OBJECTIVE:
All lines from the beginning of the listing through the line with "0.787, 0.756, 0.723];" are to be copied word for word; the pictures are not.

-------- AVAILABLE DATA

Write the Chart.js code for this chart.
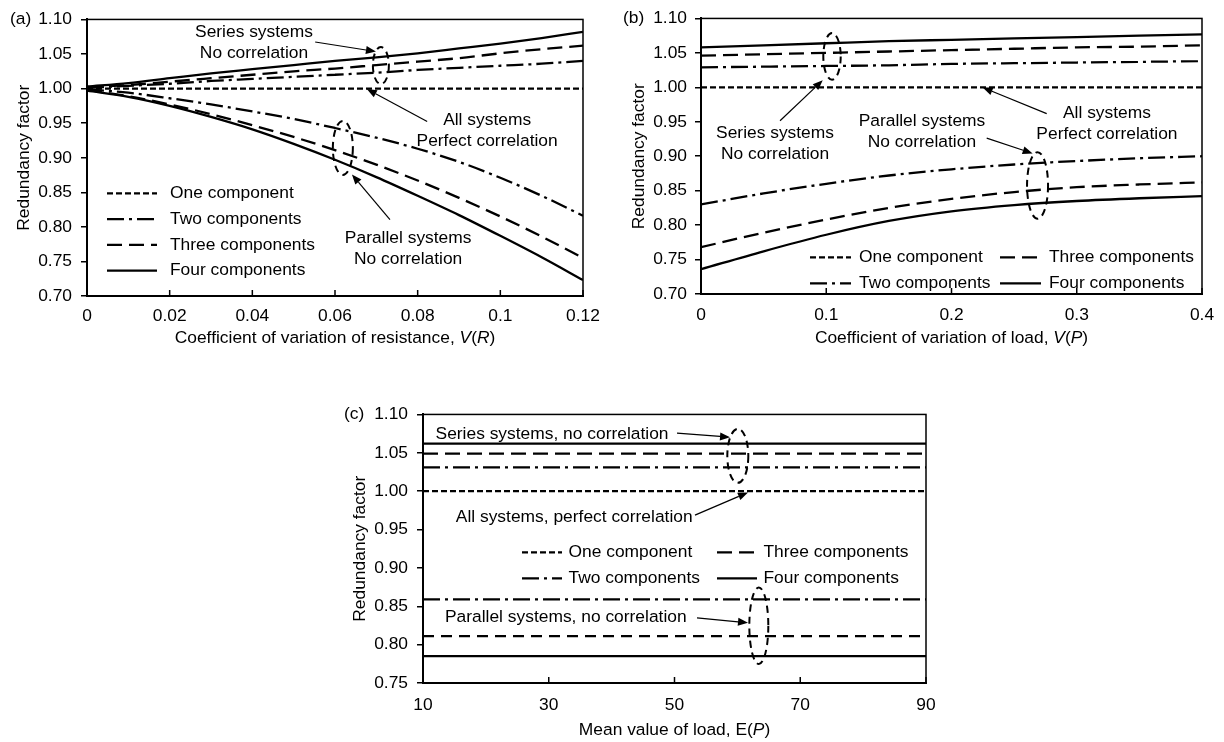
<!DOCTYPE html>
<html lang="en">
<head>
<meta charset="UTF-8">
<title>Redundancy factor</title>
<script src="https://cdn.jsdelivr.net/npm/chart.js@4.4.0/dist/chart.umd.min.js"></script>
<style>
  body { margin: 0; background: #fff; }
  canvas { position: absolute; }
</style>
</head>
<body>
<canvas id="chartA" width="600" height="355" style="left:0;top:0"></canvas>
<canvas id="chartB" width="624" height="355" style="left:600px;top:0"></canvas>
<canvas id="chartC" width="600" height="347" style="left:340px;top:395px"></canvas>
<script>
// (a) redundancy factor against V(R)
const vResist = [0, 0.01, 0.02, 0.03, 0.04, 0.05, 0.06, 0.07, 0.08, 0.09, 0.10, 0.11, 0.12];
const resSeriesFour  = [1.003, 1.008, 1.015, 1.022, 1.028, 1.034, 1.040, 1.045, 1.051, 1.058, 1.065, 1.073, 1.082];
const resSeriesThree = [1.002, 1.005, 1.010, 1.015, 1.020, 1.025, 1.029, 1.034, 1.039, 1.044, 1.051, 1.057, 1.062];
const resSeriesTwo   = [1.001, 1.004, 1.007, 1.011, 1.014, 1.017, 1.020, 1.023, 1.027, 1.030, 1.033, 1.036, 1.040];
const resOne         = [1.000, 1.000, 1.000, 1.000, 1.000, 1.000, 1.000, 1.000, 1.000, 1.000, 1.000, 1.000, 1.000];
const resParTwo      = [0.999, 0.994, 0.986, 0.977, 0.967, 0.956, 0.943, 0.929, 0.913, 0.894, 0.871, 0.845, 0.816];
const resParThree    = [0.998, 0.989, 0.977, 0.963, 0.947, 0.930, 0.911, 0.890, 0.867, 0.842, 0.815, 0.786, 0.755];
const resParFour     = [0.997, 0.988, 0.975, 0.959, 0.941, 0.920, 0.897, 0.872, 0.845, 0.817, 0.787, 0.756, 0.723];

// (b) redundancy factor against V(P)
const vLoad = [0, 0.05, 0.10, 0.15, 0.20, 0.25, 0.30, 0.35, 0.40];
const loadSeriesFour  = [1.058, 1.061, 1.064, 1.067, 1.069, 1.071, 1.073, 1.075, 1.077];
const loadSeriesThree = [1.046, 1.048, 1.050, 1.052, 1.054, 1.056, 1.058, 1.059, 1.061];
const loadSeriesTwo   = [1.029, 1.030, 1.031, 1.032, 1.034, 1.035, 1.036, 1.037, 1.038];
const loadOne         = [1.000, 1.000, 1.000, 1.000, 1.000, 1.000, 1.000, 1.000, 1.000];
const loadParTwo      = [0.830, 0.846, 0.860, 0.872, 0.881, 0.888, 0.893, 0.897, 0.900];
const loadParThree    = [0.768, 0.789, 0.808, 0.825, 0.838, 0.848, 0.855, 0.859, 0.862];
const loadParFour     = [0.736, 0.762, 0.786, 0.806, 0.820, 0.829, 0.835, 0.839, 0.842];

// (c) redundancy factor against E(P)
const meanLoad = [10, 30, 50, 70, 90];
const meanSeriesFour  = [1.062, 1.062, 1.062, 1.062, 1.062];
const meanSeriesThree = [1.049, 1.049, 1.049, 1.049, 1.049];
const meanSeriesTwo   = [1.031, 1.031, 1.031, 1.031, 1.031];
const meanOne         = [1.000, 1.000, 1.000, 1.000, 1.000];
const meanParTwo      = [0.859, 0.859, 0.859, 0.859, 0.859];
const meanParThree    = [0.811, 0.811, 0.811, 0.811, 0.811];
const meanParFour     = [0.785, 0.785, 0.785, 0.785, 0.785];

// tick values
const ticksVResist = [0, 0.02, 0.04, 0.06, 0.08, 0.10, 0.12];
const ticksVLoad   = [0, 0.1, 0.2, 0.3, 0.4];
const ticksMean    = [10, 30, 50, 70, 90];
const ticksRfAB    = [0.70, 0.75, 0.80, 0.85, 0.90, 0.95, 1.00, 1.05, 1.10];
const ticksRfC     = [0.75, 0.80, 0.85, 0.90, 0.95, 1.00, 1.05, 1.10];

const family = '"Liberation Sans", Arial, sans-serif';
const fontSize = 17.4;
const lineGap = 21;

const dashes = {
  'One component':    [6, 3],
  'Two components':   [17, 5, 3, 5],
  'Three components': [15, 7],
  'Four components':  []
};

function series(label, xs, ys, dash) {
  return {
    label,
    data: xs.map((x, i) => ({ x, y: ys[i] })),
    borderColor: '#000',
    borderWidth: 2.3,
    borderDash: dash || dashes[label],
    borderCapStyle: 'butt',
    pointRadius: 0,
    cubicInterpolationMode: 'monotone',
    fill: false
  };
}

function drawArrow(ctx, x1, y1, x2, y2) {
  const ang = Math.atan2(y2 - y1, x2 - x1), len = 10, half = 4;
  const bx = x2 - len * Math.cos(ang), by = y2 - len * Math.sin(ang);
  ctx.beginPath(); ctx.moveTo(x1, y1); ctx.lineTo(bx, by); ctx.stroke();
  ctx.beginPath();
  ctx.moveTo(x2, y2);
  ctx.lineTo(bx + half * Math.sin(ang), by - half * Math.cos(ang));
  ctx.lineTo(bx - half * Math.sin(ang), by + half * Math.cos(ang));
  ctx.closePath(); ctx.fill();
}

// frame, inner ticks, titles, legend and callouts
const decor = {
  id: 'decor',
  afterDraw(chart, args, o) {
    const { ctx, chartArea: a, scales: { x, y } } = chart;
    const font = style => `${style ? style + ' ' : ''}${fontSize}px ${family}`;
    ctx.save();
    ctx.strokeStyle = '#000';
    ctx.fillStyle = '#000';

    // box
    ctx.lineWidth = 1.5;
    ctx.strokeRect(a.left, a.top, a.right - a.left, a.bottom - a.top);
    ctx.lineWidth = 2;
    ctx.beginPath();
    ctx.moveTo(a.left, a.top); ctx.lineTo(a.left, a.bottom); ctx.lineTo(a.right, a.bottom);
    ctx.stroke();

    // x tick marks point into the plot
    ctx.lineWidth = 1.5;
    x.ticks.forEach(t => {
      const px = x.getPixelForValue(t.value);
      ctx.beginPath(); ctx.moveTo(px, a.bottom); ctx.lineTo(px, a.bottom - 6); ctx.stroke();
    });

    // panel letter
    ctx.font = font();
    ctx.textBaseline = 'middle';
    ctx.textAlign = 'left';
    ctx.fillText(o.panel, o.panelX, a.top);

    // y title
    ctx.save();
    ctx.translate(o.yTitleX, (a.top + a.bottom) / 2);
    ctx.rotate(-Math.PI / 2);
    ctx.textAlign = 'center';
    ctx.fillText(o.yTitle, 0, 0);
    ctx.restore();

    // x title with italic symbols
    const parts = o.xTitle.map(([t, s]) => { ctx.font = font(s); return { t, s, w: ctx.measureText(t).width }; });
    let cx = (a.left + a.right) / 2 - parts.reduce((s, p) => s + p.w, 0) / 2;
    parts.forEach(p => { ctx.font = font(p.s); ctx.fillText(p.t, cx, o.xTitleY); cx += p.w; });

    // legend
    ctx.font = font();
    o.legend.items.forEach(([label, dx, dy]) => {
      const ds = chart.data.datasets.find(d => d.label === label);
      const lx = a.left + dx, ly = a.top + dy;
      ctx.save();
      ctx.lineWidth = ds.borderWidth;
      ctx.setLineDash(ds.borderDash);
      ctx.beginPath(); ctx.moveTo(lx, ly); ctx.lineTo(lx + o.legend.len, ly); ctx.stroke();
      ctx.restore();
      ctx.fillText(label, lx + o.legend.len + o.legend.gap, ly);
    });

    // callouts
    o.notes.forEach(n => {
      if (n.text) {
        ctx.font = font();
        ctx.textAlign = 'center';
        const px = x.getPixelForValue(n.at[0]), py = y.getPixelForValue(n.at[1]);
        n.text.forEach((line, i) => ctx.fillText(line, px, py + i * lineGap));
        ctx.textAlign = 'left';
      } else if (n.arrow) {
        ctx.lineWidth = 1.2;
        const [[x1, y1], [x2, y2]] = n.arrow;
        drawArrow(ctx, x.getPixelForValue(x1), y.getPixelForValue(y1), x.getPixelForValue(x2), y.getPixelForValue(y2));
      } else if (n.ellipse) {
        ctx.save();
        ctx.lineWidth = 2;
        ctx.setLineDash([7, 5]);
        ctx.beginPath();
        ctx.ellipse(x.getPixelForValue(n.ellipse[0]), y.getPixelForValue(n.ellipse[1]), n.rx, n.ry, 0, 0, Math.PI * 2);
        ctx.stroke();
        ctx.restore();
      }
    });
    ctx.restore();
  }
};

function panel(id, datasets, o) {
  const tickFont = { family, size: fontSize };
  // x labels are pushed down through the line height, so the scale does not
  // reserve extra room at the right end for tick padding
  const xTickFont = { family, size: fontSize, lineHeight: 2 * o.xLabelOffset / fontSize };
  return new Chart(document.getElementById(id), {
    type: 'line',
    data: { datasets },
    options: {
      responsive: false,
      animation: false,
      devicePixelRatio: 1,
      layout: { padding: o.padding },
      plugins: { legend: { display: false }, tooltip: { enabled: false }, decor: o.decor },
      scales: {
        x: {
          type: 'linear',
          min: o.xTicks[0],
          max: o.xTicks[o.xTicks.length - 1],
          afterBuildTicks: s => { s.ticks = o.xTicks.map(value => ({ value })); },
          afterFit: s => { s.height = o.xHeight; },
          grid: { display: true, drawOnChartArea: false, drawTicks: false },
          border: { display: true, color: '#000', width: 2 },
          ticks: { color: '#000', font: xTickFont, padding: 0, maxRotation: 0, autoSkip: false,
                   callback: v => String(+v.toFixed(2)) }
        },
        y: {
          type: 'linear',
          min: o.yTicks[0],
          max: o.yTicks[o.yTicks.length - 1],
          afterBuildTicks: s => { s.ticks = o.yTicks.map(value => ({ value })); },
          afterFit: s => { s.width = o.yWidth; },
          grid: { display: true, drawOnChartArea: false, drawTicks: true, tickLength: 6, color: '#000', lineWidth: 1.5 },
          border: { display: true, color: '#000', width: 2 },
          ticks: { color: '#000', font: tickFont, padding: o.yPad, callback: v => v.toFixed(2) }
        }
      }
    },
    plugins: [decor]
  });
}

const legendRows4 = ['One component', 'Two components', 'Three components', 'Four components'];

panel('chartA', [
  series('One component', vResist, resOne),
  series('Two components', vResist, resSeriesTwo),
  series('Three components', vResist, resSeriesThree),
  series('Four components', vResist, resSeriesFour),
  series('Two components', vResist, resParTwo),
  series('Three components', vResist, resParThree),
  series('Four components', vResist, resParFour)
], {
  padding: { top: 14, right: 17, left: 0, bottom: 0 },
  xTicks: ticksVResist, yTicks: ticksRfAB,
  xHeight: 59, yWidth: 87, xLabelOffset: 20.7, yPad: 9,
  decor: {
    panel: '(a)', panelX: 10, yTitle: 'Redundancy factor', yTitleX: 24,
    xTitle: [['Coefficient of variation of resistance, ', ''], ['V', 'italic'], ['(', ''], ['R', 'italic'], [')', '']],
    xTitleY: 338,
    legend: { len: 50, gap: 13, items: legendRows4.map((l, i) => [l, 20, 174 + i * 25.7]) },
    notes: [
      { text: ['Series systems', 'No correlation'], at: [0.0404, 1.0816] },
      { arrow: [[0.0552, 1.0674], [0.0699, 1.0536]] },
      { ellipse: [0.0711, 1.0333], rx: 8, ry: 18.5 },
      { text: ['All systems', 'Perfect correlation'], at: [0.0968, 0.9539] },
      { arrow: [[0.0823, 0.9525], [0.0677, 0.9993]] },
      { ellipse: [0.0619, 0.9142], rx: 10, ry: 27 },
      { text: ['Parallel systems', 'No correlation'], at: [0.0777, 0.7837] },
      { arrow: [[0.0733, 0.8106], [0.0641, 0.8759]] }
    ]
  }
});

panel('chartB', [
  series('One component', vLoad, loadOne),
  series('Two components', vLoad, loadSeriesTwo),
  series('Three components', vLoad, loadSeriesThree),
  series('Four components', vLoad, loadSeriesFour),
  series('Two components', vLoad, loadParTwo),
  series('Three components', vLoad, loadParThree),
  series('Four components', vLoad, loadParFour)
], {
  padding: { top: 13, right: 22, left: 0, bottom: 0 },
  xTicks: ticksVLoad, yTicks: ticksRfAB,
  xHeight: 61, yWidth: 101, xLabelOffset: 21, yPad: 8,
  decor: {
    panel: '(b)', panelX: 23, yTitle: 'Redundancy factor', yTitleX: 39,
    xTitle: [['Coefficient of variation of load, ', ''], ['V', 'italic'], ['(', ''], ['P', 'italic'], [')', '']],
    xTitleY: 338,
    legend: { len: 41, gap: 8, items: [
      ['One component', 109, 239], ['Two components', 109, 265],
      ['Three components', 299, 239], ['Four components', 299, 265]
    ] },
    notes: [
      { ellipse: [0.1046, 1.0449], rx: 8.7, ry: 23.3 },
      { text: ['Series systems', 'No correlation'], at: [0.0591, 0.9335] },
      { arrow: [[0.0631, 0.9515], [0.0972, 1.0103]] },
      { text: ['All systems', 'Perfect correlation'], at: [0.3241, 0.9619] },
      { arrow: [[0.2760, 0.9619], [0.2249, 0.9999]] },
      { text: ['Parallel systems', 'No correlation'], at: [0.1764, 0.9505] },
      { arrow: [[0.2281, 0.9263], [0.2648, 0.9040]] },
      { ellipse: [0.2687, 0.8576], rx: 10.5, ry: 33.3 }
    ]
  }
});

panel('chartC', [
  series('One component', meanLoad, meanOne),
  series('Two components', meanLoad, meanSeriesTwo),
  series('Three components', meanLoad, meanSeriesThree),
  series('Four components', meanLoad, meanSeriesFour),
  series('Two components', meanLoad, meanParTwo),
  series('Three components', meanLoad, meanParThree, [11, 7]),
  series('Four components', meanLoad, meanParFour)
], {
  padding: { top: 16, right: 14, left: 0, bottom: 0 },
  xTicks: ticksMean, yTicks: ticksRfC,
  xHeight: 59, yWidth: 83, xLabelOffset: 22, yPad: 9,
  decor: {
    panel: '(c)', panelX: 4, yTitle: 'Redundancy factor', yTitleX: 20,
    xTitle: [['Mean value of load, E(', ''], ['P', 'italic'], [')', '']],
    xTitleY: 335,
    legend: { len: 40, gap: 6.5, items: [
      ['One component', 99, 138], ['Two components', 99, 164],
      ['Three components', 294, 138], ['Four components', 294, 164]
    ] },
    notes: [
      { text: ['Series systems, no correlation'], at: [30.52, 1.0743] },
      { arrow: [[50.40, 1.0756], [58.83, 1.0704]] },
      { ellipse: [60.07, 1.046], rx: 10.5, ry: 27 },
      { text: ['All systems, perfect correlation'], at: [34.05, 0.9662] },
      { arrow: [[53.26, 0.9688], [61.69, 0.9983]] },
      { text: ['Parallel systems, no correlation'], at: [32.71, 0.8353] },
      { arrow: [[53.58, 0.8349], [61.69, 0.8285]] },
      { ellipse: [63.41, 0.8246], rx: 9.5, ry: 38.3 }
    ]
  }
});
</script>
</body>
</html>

----------------

EXERCISE OUTPUT:
Write the Chart.js code for this chart.
<!DOCTYPE html>
<html lang="en">
<head>
<meta charset="UTF-8">
<title>Redundancy factor</title>
<script src="https://cdn.jsdelivr.net/npm/chart.js@4.4.0/dist/chart.umd.min.js"></script>
<style>
  body { margin: 0; background: #fff; }
  canvas { position: absolute; }
</style>
</head>
<body>
<canvas id="chartA" width="600" height="355" style="left:0;top:0"></canvas>
<canvas id="chartB" width="624" height="355" style="left:600px;top:0"></canvas>
<canvas id="chartC" width="600" height="347" style="left:340px;top:395px"></canvas>
<script>
// (a) redundancy factor against V(R)
const vResist = [0, 0.01, 0.02, 0.03, 0.04, 0.05, 0.06, 0.07, 0.08, 0.09, 0.10, 0.11, 0.12];
const resSeriesFour  = [1.003, 1.008, 1.015, 1.022, 1.028, 1.034, 1.040, 1.045, 1.051, 1.058, 1.065, 1.073, 1.082];
const resSeriesThree = [1.002, 1.005, 1.010, 1.015, 1.020, 1.025, 1.029, 1.034, 1.039, 1.044, 1.051, 1.057, 1.062];
const resSeriesTwo   = [1.001, 1.004, 1.007, 1.011, 1.014, 1.017, 1.020, 1.023, 1.027, 1.030, 1.033, 1.036, 1.040];
const resOne         = [1.000, 1.000, 1.000, 1.000, 1.000, 1.000, 1.000, 1.000, 1.000, 1.000, 1.000, 1.000, 1.000];
const resParTwo      = [0.999, 0.994, 0.986, 0.977, 0.967, 0.956, 0.943, 0.929, 0.913, 0.894, 0.871, 0.845, 0.816];
const resParThree    = [0.998, 0.989, 0.977, 0.963, 0.947, 0.930, 0.911, 0.890, 0.867, 0.842, 0.815, 0.786, 0.755];
const resParFour     = [0.997, 0.988, 0.975, 0.959, 0.941, 0.920, 0.897, 0.872, 0.845, 0.817, 0.787, 0.756, 0.723];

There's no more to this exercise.